Other contractors submitting bids for the project were WIMCO Corp. of Washington, AR Chesson Construction of Williamston, Virtexco Corp. of New Bern, Daniels &Daniels Construction of Goldsboro and Pro Construction of Jacksonville.
Hudson Brothers’ base bid was $2,181,700. Its bid total on 13 project options — items such as an automatic sprinkler system, generator, third vehicle bay and appliances — came to $361,097 for a total bid package of $2,542,797. The difference between that amount and the contract not to exceed $2,444,400 reflects a choice to not award contracts for each of the project options.
Hudson Brothers was low bidder on the construction project and optional projects.

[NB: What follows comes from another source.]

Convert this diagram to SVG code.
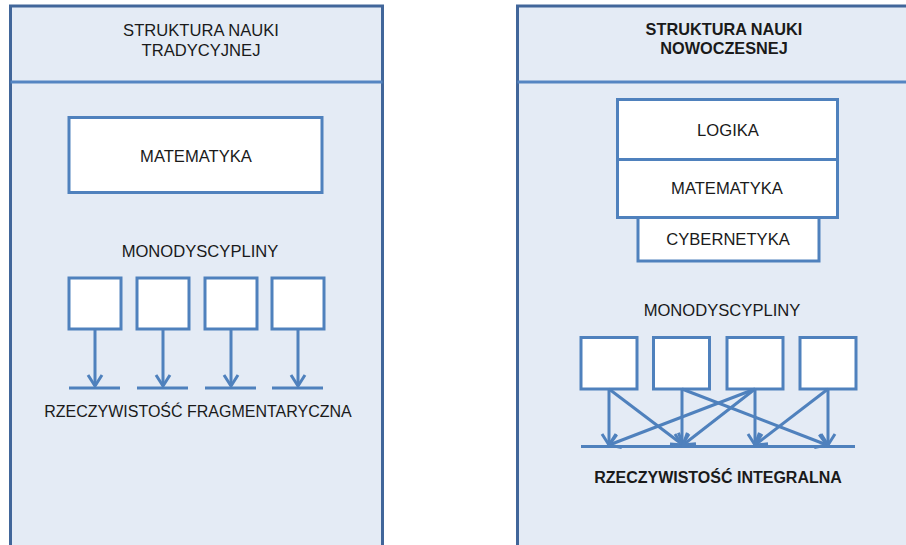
<svg xmlns="http://www.w3.org/2000/svg" width="906" height="545" viewBox="0 0 906 545">
<style>
  .panel { fill: #e4ebf5; stroke: #41669a; stroke-width: 3; }
  .sep { stroke: #5585c2; stroke-width: 3; fill: none; }
  .box { fill: #ffffff; stroke: #4f81bd; stroke-width: 3; }
  .conn { stroke: #4f81bd; stroke-width: 3; fill: none; }
  .arr { stroke: #4f81bd; stroke-width: 3; fill: none; marker-end: url(#ah); }
  .t { font-family: "Liberation Sans", Arial, sans-serif; font-size: 16.6px; fill: #1a1a1a; text-anchor: middle; }
  .b { font-weight: bold; font-size: 16.3px; }
</style>
<defs>
  <marker id="ah" markerUnits="userSpaceOnUse" markerWidth="30" markerHeight="30" viewBox="-15 -15 30 30" refX="0" refY="0" orient="auto">
    <path d="M -11,-7 L 0,0 L -11,7" fill="none" stroke="#4f81bd" stroke-width="3" stroke-linejoin="miter"/>
  </marker>
</defs>
<rect width="906" height="545" fill="#ffffff"/>

<g id="panel-left">
  <rect class="panel" x="10.5" y="6" width="372" height="560"/>
  <line class="sep" x1="10.5" y1="82" x2="382.5" y2="82"/>
  <text class="t" x="201" y="36">STRUKTURA NAUKI</text>
  <text class="t" x="201" y="56">TRADYCYJNEJ</text>
</g>

<g id="panel-right">
  <rect class="panel" x="517.5" y="6" width="420" height="560"/>
  <line class="sep" x1="517.5" y1="82" x2="906" y2="82"/>
  <text class="t b" x="724" y="35">STRUKTURA NAUKI</text>
  <text class="t b" x="724" y="54">NOWOCZESNEJ</text>
</g>

<g id="left-matematyka">
  <rect class="box" x="69" y="117.5" width="253" height="75"/>
  <text class="t" x="196" y="162">MATEMATYKA</text>
</g>
<g id="left-monodyscypliny-label">
  <text class="t" x="200" y="257">MONODYSCYPLINY</text>
</g>
<g id="left-d1"><rect class="box" x="69" y="278" width="52" height="51"/></g>
<g id="left-d2"><rect class="box" x="137" y="278" width="52" height="51"/></g>
<g id="left-d3"><rect class="box" x="205" y="278" width="52" height="51"/></g>
<g id="left-d4"><rect class="box" x="272" y="278" width="52" height="51"/></g>
<g id="left-reality">
  <line class="conn" x1="69" y1="388" x2="120" y2="388"/>
  <line class="conn" x1="137" y1="388" x2="188" y2="388"/>
  <line class="conn" x1="205" y1="388" x2="256" y2="388"/>
  <line class="conn" x1="272" y1="388" x2="323" y2="388"/>
  <text class="t" x="198" y="416.5" style="font-size:16px">RZECZYWISTOŚĆ FRAGMENTARYCZNA</text>
</g>

<g id="right-logika">
  <rect class="box" x="617.5" y="99.5" width="220" height="60"/>
  <text class="t" x="728" y="135.5">LOGIKA</text>
</g>
<g id="right-matematyka">
  <rect class="box" x="617.5" y="159.5" width="220" height="58"/>
  <text class="t" x="727" y="194">MATEMATYKA</text>
</g>
<g id="right-cybernetyka">
  <rect class="box" x="638" y="217.5" width="181" height="43.5"/>
  <text class="t" x="728" y="245">CYBERNETYKA</text>
</g>
<g id="right-monodyscypliny-label">
  <text class="t" x="722" y="316">MONODYSCYPLINY</text>
</g>
<g id="right-d1"><rect class="box" x="581" y="337.5" width="56" height="51.5"/></g>
<g id="right-d2"><rect class="box" x="653.5" y="337.5" width="56" height="51.5"/></g>
<g id="right-d3"><rect class="box" x="727" y="337.5" width="56" height="51.5"/></g>
<g id="right-d4"><rect class="box" x="800" y="337.5" width="56" height="51.5"/></g>
<g id="right-reality">
  <line class="conn" x1="581" y1="446.5" x2="855" y2="446.5"/>
  <text class="t b" x="718" y="483" style="font-size:16px">RZECZYWISTOŚĆ INTEGRALNA</text>
</g>

<g id="connectors">
  <line class="arr" x1="95" y1="329" x2="95" y2="386"/>
  <line class="arr" x1="163" y1="329" x2="163" y2="386"/>
  <line class="arr" x1="231" y1="329" x2="231" y2="386"/>
  <line class="arr" x1="298" y1="329" x2="298" y2="386"/>

  <line class="arr" x1="609" y1="389" x2="609" y2="445"/>
  <line class="arr" x1="609" y1="389" x2="683" y2="445"/>
  <line class="arr" x1="682" y1="389" x2="682" y2="445"/>
  <line class="arr" x1="682" y1="389" x2="827" y2="445"/>
  <line class="arr" x1="755" y1="389" x2="609" y2="445"/>
  <line class="arr" x1="755" y1="389" x2="683" y2="445"/>
  <line class="arr" x1="755" y1="389" x2="755" y2="445"/>
  <line class="arr" x1="828" y1="389" x2="755" y2="445"/>
  <line class="arr" x1="828" y1="389" x2="828" y2="445"/>
</g>
</svg>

In early 2006, the city was approved to receive a $1.53 million loan from the U.S. Department of Agriculture’s Rural Development branch to pay for the second station. That commitment was made before soil-related problems with the original site for the station surfaced. Those problems forced the city to abandon the site donated for the second station and seek land elsewhere on which to build the second station. The city bought land along 15th Street Extension for the second station.
With the soil problems delaying the project for several months, construction-material costs — steel and concrete in particular — have increased, Philip Fieler, spokesman for Stewart Cooper Newell, told the council this spring.
In May, the council decided to seek a subsequent loan of $1.337 million from USDA’s Rural Development branch to cover increased costs associated with the second station. City officials understand that building, equipping and staffing the second station will cause an increase in the city’s property-tax rate within the next two fiscal years.